In 1966, his literary debut took place in Povestea Vorbii, an avant-garde and influential magazine that appeared in the early years of cultural liberalization in communist Romania and was suppressed after six issues. Until he was forced into exile he published ten volumes of short fiction essays and novels. His work was an irritant to the authorities because of the implied and overt social-political criticism and he faced a lot of trouble with the censors and the official press. At the same time that sustained efforts were made by the cultural authorities to suppress his work, it had the support and praise of the country's most important literary critics.
After the collapse of the Ceaușescu dictatorship, several of his books started to be published in Romania. The publication in a Romanian translation of his essay Happy Guilt, which first appeared in The New Republic, led to a nationalist outcry in Romania, which he in turn has analysed in depth in his essay "Blasphemy and Carnival". Echoes of this scandal can still be found in some articles of the current Romanian cultural press.

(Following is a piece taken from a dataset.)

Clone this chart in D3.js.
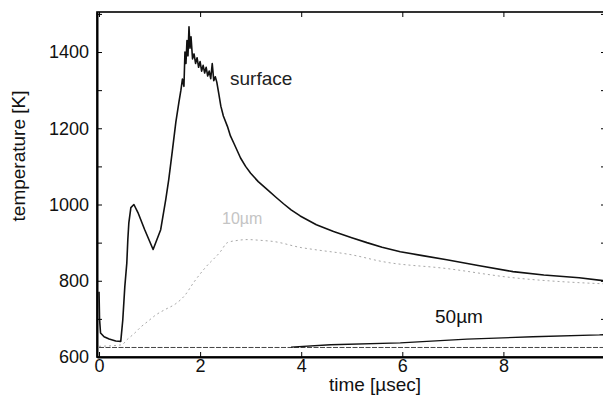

Meantime, in the United States and in European countries, Manea's writing was received with great acclaim. Over the past two decades he has been proposed as a candidate for the Nobel Prize for Literature by literary and academic personalities and institutions in the United States, Sweden, Romania, Italy and France. Important contemporary writers expressed admiration of the author's literary work and his moral stand before and after the collapse of communism: the Nobel laureates Heinrich Böll, Günter Grass, Octavio Paz, Orhan Pamuk, as well as Philip Roth, Claudio Magris, Antonio Tabucchi, E. M. Cioran, Antonio Muñoz Molina, Cynthia Ozick, Louis Begley and others.